- [Exercise directions] In the listing that follows, the range to quote begins at the line that has "Write the matplotlib code for this chart." and ends after the line that has "plt.rcParams['font.family'] = ['Liberation"; quote it verbatim and add nothing.
Start Data rows
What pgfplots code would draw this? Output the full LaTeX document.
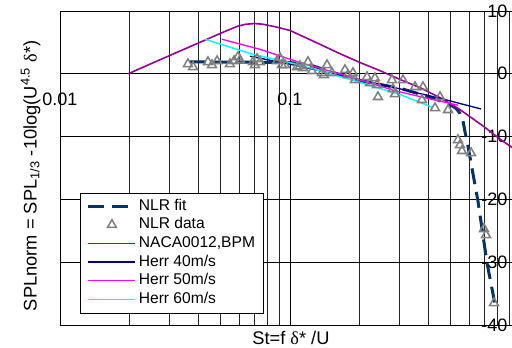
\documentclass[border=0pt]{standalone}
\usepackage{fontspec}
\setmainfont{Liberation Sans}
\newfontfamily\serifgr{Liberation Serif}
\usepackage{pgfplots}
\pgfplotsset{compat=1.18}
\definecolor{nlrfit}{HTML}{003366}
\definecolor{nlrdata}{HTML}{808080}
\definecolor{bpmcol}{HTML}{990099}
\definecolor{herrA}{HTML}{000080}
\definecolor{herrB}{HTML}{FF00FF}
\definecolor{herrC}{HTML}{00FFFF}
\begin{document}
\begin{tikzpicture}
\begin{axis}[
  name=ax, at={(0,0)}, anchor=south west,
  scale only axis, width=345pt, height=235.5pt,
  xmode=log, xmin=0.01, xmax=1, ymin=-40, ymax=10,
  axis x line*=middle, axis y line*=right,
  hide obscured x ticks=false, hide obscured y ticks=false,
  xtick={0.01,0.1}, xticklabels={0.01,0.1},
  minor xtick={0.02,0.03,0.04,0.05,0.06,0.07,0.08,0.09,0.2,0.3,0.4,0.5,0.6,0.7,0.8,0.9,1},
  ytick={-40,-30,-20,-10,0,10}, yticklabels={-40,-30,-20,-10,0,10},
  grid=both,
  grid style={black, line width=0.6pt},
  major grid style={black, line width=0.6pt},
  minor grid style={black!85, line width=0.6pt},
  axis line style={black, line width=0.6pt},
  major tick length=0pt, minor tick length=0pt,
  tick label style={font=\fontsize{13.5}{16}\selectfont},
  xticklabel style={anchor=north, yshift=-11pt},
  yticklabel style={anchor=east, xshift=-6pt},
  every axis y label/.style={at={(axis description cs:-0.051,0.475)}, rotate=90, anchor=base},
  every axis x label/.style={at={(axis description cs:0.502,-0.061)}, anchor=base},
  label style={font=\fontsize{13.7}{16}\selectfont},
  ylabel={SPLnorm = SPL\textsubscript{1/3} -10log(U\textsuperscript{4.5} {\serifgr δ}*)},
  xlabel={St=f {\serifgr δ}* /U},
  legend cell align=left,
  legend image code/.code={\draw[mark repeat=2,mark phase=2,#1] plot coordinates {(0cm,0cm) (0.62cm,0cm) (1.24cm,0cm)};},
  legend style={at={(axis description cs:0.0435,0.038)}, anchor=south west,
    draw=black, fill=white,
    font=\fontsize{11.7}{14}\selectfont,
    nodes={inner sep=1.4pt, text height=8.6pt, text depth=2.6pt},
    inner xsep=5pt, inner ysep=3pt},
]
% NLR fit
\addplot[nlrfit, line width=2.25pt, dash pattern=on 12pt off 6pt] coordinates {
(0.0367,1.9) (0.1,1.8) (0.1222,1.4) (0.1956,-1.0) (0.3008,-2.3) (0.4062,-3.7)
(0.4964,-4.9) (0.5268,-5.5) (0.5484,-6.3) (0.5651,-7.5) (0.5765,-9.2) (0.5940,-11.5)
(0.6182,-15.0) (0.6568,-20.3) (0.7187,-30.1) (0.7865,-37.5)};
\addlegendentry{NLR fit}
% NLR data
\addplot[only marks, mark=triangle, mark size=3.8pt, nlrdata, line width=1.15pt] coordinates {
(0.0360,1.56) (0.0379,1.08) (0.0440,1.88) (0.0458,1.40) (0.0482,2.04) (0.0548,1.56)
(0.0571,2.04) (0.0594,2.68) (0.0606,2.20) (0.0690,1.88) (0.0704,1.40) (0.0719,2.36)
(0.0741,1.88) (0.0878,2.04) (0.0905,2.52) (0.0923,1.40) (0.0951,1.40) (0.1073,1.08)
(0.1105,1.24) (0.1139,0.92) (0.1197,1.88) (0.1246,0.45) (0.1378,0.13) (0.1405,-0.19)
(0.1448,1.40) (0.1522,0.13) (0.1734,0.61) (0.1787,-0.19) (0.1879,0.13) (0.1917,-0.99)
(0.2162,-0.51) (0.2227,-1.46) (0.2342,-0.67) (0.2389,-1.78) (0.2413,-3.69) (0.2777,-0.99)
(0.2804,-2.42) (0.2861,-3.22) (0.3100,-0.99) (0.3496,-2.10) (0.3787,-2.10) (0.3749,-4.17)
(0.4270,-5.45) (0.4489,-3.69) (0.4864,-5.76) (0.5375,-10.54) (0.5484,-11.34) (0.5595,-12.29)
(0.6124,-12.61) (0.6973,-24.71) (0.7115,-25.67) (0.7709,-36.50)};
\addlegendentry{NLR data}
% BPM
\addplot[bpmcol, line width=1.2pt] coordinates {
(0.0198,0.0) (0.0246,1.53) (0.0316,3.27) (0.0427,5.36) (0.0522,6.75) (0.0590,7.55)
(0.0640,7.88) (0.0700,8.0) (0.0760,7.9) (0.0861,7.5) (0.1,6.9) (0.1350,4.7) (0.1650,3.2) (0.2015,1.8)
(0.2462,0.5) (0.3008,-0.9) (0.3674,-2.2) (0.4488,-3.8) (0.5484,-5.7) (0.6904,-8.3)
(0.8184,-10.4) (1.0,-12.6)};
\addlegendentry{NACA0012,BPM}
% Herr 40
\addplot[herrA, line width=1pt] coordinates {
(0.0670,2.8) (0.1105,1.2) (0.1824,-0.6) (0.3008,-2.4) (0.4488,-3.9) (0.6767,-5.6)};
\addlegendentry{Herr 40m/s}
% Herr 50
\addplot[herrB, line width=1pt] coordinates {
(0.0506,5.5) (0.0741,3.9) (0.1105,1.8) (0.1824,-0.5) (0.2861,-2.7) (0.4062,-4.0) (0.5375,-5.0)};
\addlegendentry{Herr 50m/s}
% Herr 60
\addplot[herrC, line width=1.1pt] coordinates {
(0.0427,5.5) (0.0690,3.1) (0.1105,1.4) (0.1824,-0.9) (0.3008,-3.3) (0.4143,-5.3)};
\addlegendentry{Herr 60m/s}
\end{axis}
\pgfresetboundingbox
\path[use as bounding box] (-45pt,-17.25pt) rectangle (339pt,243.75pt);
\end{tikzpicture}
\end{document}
End Data rows
Start Data rows
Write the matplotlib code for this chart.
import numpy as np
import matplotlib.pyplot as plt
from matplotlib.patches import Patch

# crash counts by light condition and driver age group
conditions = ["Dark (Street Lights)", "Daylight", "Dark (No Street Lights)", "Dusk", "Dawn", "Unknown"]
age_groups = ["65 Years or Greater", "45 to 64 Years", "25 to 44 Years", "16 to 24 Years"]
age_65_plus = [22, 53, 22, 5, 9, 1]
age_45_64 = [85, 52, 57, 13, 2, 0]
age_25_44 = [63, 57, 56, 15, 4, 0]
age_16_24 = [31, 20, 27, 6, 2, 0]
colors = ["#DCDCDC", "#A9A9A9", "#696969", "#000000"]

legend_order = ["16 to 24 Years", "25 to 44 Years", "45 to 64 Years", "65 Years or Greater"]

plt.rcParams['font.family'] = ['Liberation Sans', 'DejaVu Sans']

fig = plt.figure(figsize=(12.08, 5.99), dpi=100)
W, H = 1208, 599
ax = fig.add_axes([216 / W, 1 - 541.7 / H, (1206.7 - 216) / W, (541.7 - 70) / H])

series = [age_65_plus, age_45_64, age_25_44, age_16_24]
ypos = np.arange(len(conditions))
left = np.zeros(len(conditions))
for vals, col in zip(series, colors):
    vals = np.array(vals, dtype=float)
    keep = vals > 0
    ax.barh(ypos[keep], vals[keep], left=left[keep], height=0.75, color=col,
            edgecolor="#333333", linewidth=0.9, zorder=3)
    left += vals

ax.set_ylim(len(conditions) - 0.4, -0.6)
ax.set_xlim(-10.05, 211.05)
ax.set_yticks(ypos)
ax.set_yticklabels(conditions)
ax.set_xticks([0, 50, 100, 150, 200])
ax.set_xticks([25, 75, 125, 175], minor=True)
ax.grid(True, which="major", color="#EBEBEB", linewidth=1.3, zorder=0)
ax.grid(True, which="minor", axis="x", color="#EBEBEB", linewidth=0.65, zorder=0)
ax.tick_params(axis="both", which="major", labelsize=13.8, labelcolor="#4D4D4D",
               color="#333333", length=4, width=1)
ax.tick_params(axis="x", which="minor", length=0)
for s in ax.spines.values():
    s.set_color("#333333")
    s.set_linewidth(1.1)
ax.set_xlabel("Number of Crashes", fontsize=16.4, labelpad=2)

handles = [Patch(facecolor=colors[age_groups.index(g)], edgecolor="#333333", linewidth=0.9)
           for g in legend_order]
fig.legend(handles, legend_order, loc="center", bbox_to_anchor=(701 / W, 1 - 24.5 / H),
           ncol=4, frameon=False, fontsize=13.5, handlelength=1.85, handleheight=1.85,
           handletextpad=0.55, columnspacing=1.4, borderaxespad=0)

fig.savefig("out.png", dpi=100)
End Data rows
- [Reply]
Write the matplotlib code for this chart.
import numpy as np
import matplotlib.pyplot as plt
from matplotlib.patches import Patch

# crash counts by light condition and driver age group
conditions = ["Dark (Street Lights)", "Daylight", "Dark (No Street Lights)", "Dusk", "Dawn", "Unknown"]
age_groups = ["65 Years or Greater", "45 to 64 Years", "25 to 44 Years", "16 to 24 Years"]
age_65_plus = [22, 53, 22, 5, 9, 1]
age_45_64 = [85, 52, 57, 13, 2, 0]
age_25_44 = [63, 57, 56, 15, 4, 0]
age_16_24 = [31, 20, 27, 6, 2, 0]
colors = ["#DCDCDC", "#A9A9A9", "#696969", "#000000"]

legend_order = ["16 to 24 Years", "25 to 44 Years", "45 to 64 Years", "65 Years or Greater"]

plt.rcParams['font.family'] = ['Liberation Sans', 'DejaVu Sans']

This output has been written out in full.